Delli-Santi maintained there “are no long wait times,” adding call centers are staffed seven days a week and provide a same-day callback option.
That has Jen Chang wondering why no one has answered the hundreds of calls she said she’s made since September, when she first tried to open an unemployment claim but found an account already existed in her name.
The Jersey City resident said she calls every day at all hours, but is greeted with the same automated response that the office is busy and overwhelmed, ordering her to try again the next day. She’s written letters to the governor, her mayor, and senators, and even reached out to a lawyer.

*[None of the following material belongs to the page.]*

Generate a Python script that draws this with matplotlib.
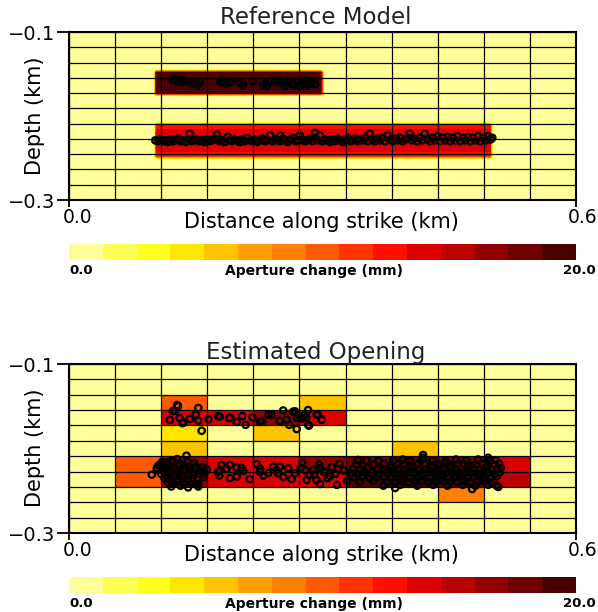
import numpy as np
import matplotlib
matplotlib.use("Agg")
from matplotlib import pyplot as plt
from matplotlib.colors import ListedColormap, BoundaryNorm
from matplotlib.transforms import ScaledTranslation

###################################################################################################
# Settings
###################################################################################################
# aperture colour scale, 0-20 mm in 15 steps
AP_COLORS = ['#ffff99', '#ffff55', '#ffff22', '#ffe600', '#ffc300', '#ffa000', '#ff7f00',
             '#ff5a00', '#ff3300', '#ff0f00', '#dd0000', '#bb0000', '#910000', '#700000', '#4b0000']
AP_MAX = 20.0

# fault plane: 0-0.6 km along strike, -0.1 to -0.3 km depth, 11 x 11 patches
X_MIN, X_MAX = 0.0, 0.6
Z_TOP, Z_BOT = -0.1, -0.3
N_STRIKE = 11
N_DEPTH = 11

###################################################################################################
# Reference model: two fractures (m / mm)
###################################################################################################
frac_x0 = [99.4, 99.4]          # start along strike
frac_x1 = [301.7, 501.6]        # end along strike
frac_ztop = [-145.2, -207.1]    # upper edge depth
frac_zbot = [-177.4, -252.4]    # lower edge depth
frac_peak = [19.6, 14.3]        # max aperture
frac_drop = [0.0, 0.2]          # relative fall-off of aperture towards upper/lower edge
TAPER = 4.0                     # edge ramp width (m)

# events used for the reference model (x m, depth m)
ref_up = [(123, -157), (126, -155), (128, -159), (131, -156), (134, -160), (137, -158), (145, -162),
          (147, -159), (152, -163), (155, -160), (179, -159), (181, -157), (183, -160), (186, -162),
          (191, -160), (193, -158), (203, -161), (206, -163), (218, -159), (230, -163), (233, -161),
          (235, -163), (244, -159), (247, -157), (249, -160), (254, -161), (256, -164), (259, -160),
          (261, -158), (264, -162), (267, -163), (270, -160), (273, -164), (276, -161), (279, -157),
          (282, -163), (285, -161), (288, -159), (291, -162)]

ref_low = [(102, -229), (105, -230), (108, -228), (111, -230), (114, -229), (117, -231), (120, -228),
           (123, -230), (126, -229), (129, -227), (132, -230), (135, -229), (138, -231), (141, -228),
           (143, -221), (145, -230), (148, -229), (151, -228), (154, -230), (157, -229), (160, -231),
           (163, -228), (166, -230), (169, -229), (172, -227), (175, -222), (175, -228), (178, -230),
           (181, -229), (184, -231), (188, -225), (190, -229), (193, -230), (196, -228), (199, -229),
           (202, -231), (205, -228), (208, -230), (211, -226), (214, -229), (217, -230), (220, -228),
           (223, -231), (226, -229), (229, -227), (232, -230), (235, -229), (238, -223), (241, -230),
           (244, -228), (247, -229), (250, -223), (250, -230), (253, -227), (256, -229), (259, -231),
           (262, -228), (265, -226), (268, -230), (271, -229), (273, -223), (276, -228), (279, -230),
           (282, -229), (285, -227), (288, -230), (291, -220), (291, -226), (294, -229), (297, -223),
           (300, -230), (303, -228), (306, -229), (309, -231), (312, -228), (315, -230), (318, -227),
           (321, -229), (324, -231), (327, -228), (330, -226), (333, -230), (336, -229), (339, -227),
           (342, -230), (345, -228), (348, -229), (351, -226), (354, -230), (356, -221), (359, -228),
           (362, -230), (365, -227), (368, -229), (371, -226), (374, -230), (377, -223), (380, -228),
           (383, -230), (386, -227), (389, -229), (392, -226), (395, -230), (398, -228), (401, -226),
           (403, -221), (406, -229), (409, -227), (412, -230), (415, -226), (418, -229), (421, -221),
           (424, -227), (427, -230), (430, -226), (433, -229), (436, -224), (439, -230), (442, -226),
           (445, -229), (448, -225), (451, -230), (454, -226), (457, -229), (460, -224), (463, -230),
           (466, -226), (469, -229), (472, -225), (475, -230), (478, -226), (481, -229), (484, -224),
           (487, -230), (490, -226), (493, -229), (496, -224), (499, -228), (501, -226)]

###################################################################################################
# Estimated opening per patch (mm), rows from top (-0.1 km) down
###################################################################################################
est_open = [
    [0, 0, 0, 0, 0, 0, 0, 0, 0, 0, 0],
    [0, 0, 0, 0, 0, 0, 0, 0, 0, 0, 0],
    [0, 0, 10.0, 0, 0, 6.0, 0, 0, 0, 0, 0],
    [0, 0, 14.0, 14.0, 16.5, 14.0, 0, 0, 0, 0, 0],
    [0, 0, 4.7, 0, 6.0, 0, 0, 0, 0, 0, 0],
    [0, 0, 6.0, 0, 0, 0, 0, 6.0, 0, 0, 0],
    [0, 10.0, 16.5, 14.0, 14.0, 16.5, 17.5, 17.5, 17.5, 14.0, 0],
    [0, 10.0, 16.5, 14.0, 14.0, 14.0, 19.5, 19.5, 19.5, 15.5, 0],
    [0, 0, 0, 0, 0, 0, 0, 0, 8.7, 0, 0],
    [0, 0, 0, 0, 0, 0, 0, 0, 0, 0, 0],
    [0, 0, 0, 0, 0, 0, 0, 0, 0, 0, 0],
]

# relocated events (x m, depth m)
est_up = [(119.5, -166), (123, -155.5), (125, -155.5), (128, -148.5), (129, -150), (131, -164),
          (134.5, -170), (135, -169), (143, -165), (150, -160), (153, -152), (153, -167), (157, -179),
          (165, -165.5), (176.5, -161.5), (178.5, -162.5), (189.5, -164), (190.5, -163), (198.5, -168.5),
          (205, -161.5), (209, -172), (217, -163), (226, -168.5), (228.5, -168), (236, -160),
          (240, -160.5), (249.5, -167.5), (253.5, -155), (257.5, -166), (260.5, -172), (265, -156.5),
          (267.5, -156), (269.5, -177), (270, -164), (273.5, -162.5), (275.5, -164.5), (279, -160),
          (281, -163), (283, -154.5), (284, -173), (283, -172), (293, -160), (294.5, -160), (299, -166)]

est_low = [
    # western cluster
    (98, -231), (104, -223), (108, -219.5), (124, -216), (128, -212.5), (139, -208.5), (153, -243),
    (110, -216), (116, -217), (122, -215), (131, -218), (140, -216), (148, -217),
    (106, -220), (112, -221), (118, -220), (124, -222), (130, -221), (136, -220), (142, -222),
    (150, -221), (158, -222),
    (104, -225), (110, -226), (115, -224), (120, -226), (126, -225), (131, -227), (137, -225),
    (143, -226), (149, -224), (156, -226), (163, -225),
    (109, -230), (114, -231), (119, -229), (125, -231), (130, -230), (135, -232), (141, -230),
    (147, -231), (153, -229), (160, -230),
    (113, -235), (118, -236), (124, -234), (129, -236), (134, -235), (140, -237), (146, -235),
    (152, -236), (159, -234),
    (117, -240), (123, -241), (128, -239), (135, -241), (142, -240), (150, -242),
    (121, -245), (132, -244), (141, -246), (153, -245),
    # central scatter
    (180.6, -219.5), (190.5, -219.5), (198.4, -222.7), (204.3, -223), (222, -218.6), (226, -224),
    (241.7, -221.5), (249.6, -221.5), (259.4, -223.4), (274, -222.7), (177.8, -232), (190.5, -234.9),
    (198.4, -233.3), (214, -236.1), (229.9, -232), (247.6, -229.3), (263.4, -236.1), (267.4, -229.3),
    (281.2, -237.3), (285, -231.4), (178.6, -225.4), (186.5, -224.2), (206.2, -226.6), (226, -227.8),
    (235.8, -229), (245.7, -225.4), (253.5, -233.7), (176.3, -227.8), (289, -225.4), (297, -223),
    (303, -227.8), (293, -237.3), (309, -232.5), (276, -217), (280, -226), (290, -231), (296, -219),
    (302, -228), (306, -235), (311, -222), (315, -230), (320, -218), (325, -226), (329, -238),
    (297, -242), (317, -243),
    # eastern cluster
    (342, -213.6), (419, -207.7), (419, -211), (496, -211), (508, -245.5), (477, -248), (386, -246.7),
    (352, -214), (366, -215), (384, -214), (395, -213), (404, -215), (417, -214), (430, -214),
    (446, -215), (458, -213), (470, -214), (484, -213), (497, -215), (505, -214),
    (340, -219), (348, -220), (361, -219), (373, -218), (381, -220), (389, -219), (397, -218),
    (405, -220), (413, -219), (421, -218), (430, -220), (437, -219), (445, -218), (452, -220),
    (460, -219), (467, -218), (474, -220), (482, -219), (489, -218), (496, -220), (503, -219),
    (509, -218),
    (336, -224), (345, -225), (353, -223), (365, -224), (374, -225), (382, -223), (390, -224),
    (398, -225), (406, -223), (414, -224), (422, -225), (429, -223), (436, -224), (444, -225),
    (451, -223), (458, -224), (465, -225), (472, -223), (479, -224), (486, -225), (493, -223),
    (500, -224), (507, -225), (511, -223),
    (333, -229), (342, -230), (350, -228), (358, -229), (367, -230), (376, -228), (385, -229),
    (393, -230), (401, -228), (409, -229), (417, -230), (425, -228), (433, -229), (440, -230),
    (447, -228), (455, -229), (462, -230), (469, -228), (476, -229), (483, -230), (490, -228),
    (497, -229), (504, -230), (510, -228),
    (338, -234), (347, -233), (356, -235), (364, -234), (372, -233), (381, -235), (388, -234),
    (396, -233), (403, -235), (411, -234), (419, -233), (427, -235), (435, -234), (442, -233),
    (449, -235), (457, -234), (464, -233), (471, -235), (478, -234), (485, -233), (492, -235),
    (499, -234), (506, -233),
    (344, -239), (360, -238), (377, -240), (386, -239), (394, -238), (402, -240), (410, -239),
    (418, -238), (426, -240), (434, -239), (443, -238), (451, -240), (459, -239), (467, -238),
    (475, -240), (483, -239), (491, -238), (499, -240),
    (372, -244), (392, -243), (412, -244), (431, -243), (448, -244), (466, -243), (481, -244),
    (496, -243), (506, -244),
]

###################################################################################################
# Reference aperture field on a 1 m x 0.5 m raster
###################################################################################################
xc = np.arange(0.5, 600.0, 1.0)
zc = np.arange(-100.25, -300.0, -0.5)
XX, ZZ = np.meshgrid(xc, zc)
refField = np.zeros_like(XX)
for x0, x1, zt, zb, peak, drop in zip(frac_x0, frac_x1, frac_ztop, frac_zbot, frac_peak, frac_drop):
    zmid = 0.5 * (zt + zb)
    half = 0.5 * (zt - zb)
    dEdgeX = np.minimum(XX - x0, x1 - XX)
    dEdgeZ = half - np.abs(ZZ - zmid)
    ramp = np.clip(dEdgeX / TAPER, 0, 1) * np.clip(dEdgeZ / TAPER, 0, 1)
    prof = 1.0 - drop * ((ZZ - zmid) / half) ** 2
    refField = np.maximum(refField, peak * prof * ramp)

###################################################################################################
# Plot
###################################################################################################
cmap = ListedColormap(AP_COLORS)
norm = BoundaryNorm(np.linspace(0, AP_MAX, len(AP_COLORS) + 1), cmap.N)
xEdges = np.linspace(X_MIN, X_MAX, N_STRIKE + 1)
zEdges = np.linspace(Z_TOP, Z_BOT, N_DEPTH + 1)

fig = plt.figure(figsize=(5.98, 6.12), dpi=100)
ax1 = fig.add_axes([0.11538, 0.67320, 0.84783, 0.27451])
ax2 = fig.add_axes([0.11538, 0.12908, 0.84783, 0.27614])
cax1 = fig.add_axes([0.11538, 0.57516, 0.84783, 0.02614])
cax2 = fig.add_axes([0.11538, 0.03105, 0.84783, 0.02614])

ax1.imshow(refField, cmap=cmap, norm=norm, extent=[X_MIN, X_MAX, Z_BOT, Z_TOP],
           origin='upper', aspect='auto', interpolation='nearest', zorder=1)
ax2.pcolormesh(xEdges, zEdges, np.array(est_open), cmap=cmap, norm=norm,
               edgecolors='none', zorder=1)

for ax in (ax1, ax2):
    for xe in xEdges:
        ax.axvline(xe, color='black', lw=0.9, zorder=2)
    for ze in zEdges:
        ax.axhline(ze, color='black', lw=0.9, zorder=2)

evSets = [(ax1, ref_up + ref_low), (ax2, est_up + est_low)]
for ax, ev in evSets:
    ev = np.array(ev, dtype=float) / 1000.0
    ax.scatter(ev[:, 0], ev[:, 1], s=21, facecolors='none', edgecolors='black',
               linewidths=1.6, zorder=4)

# x tick labels sit just right of the tick, the last one pulled inside the figure
px = lambda n: ScaledTranslation(n / 100, 0, fig.dpi_scale_trans)
for ax in (ax1, ax2):
    ax.set_xlim(X_MIN, X_MAX)
    ax.set_ylim(Z_BOT, Z_TOP)
    ax.set_xticks([X_MIN, X_MAX])
    ax.set_xticklabels(['0.0', '0.6'], fontsize=13.5)
    ax.set_yticks([Z_TOP, Z_BOT])
    ax.set_yticklabels(['\u22120.1', '\u22120.3'], fontsize=14)
    ax.tick_params(axis='y', length=8.6, width=1.3, pad=1)
    ax.tick_params(axis='x', length=5, width=1.3, pad=1)
    labs = ax.get_xticklabels()
    labs[0].set_horizontalalignment('left')
    labs[0].set_transform(labs[0].get_transform() + px(-6))
    labs[1].set_horizontalalignment('right')
    labs[1].set_transform(labs[1].get_transform() + px(21))
    for sp in ax.spines.values():
        sp.set_linewidth(1.5)
        sp.set_zorder(5)

for cax in (cax1, cax2):
    cb = fig.colorbar(plt.cm.ScalarMappable(norm=norm, cmap=cmap), cax=cax, orientation='horizontal')
    cb.outline.set_visible(False)
    cb.minorticks_off()
    cb.set_ticks([])
    cax.tick_params(which='both', length=0)

# titles and axis labels
for yTitle, yXlab, yYlab, yCb in [(0.9706, 0.6373, 0.8113, 0.5572), (0.4248, 0.0931, 0.2680, 0.0131)]:
    fig.text(0.5275, yTitle, 'Reference Model' if yTitle > 0.5 else 'Estimated Opening',
             ha='center', va='center', fontsize=16.5, color='#222222')
    fig.text(0.538, yXlab, 'Distance along strike (km)', ha='center', va='center', fontsize=15)
    fig.text(0.0585, yYlab, 'Depth (km)', ha='center', va='center', rotation=90, fontsize=15)
    fig.text(0.1154, yCb, '0.0', ha='left', va='center', fontsize=9.5, fontweight='bold')
    fig.text(0.525, yCb, 'Aperture change (mm)', ha='center', va='center', fontsize=10,
             fontweight='bold')
    fig.text(0.997, yCb, '20.0', ha='right', va='center', fontsize=9.5, fontweight='bold')

fig.savefig('out.png', dpi=100)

“I’ve never gotten a response from anyone. I’m extremely agitated because New Jersey has one of the highest tax rates, and I just feel like overall, it’s a Democratic state that kind of toots that they’re progressive and assisting their constituents, but the reality is, it’s terrible. And I think someone who doesn’t have the tenacity to maneuver the system would be really in despair,” said Chang.
As the daughter of immigrants and first college graduate in the family, she’s usually the one helping fill out government forms. She said she can’t imagine how some of her family members would be able to file jobless claims, let alone fight with government agencies.
“I’m at the point where I’m contemplating selling my apartment,” Chang said, the defeat clear in her voice. “I’m lucky I don’t have children, but instead of a 30-year mortgage, I did a 15-year, and it’s quite taxing when you have no income.
Whenever she’s not calling the Department of Labor, she’s applying to jobs, she said. But she’s underselling herself because she’s in such desperate need of money, pointing to the rising cost of everything from food to gas to utility bills. And as much as she doesn’t want to give up on ever getting her claim open, she said she’s running out of hope.
“I’ve tried so many different avenues to reach them, and they just don’t respond. They only communicate with you when they want to communicate, but this makes me think they don’t want to fix the system,” she said.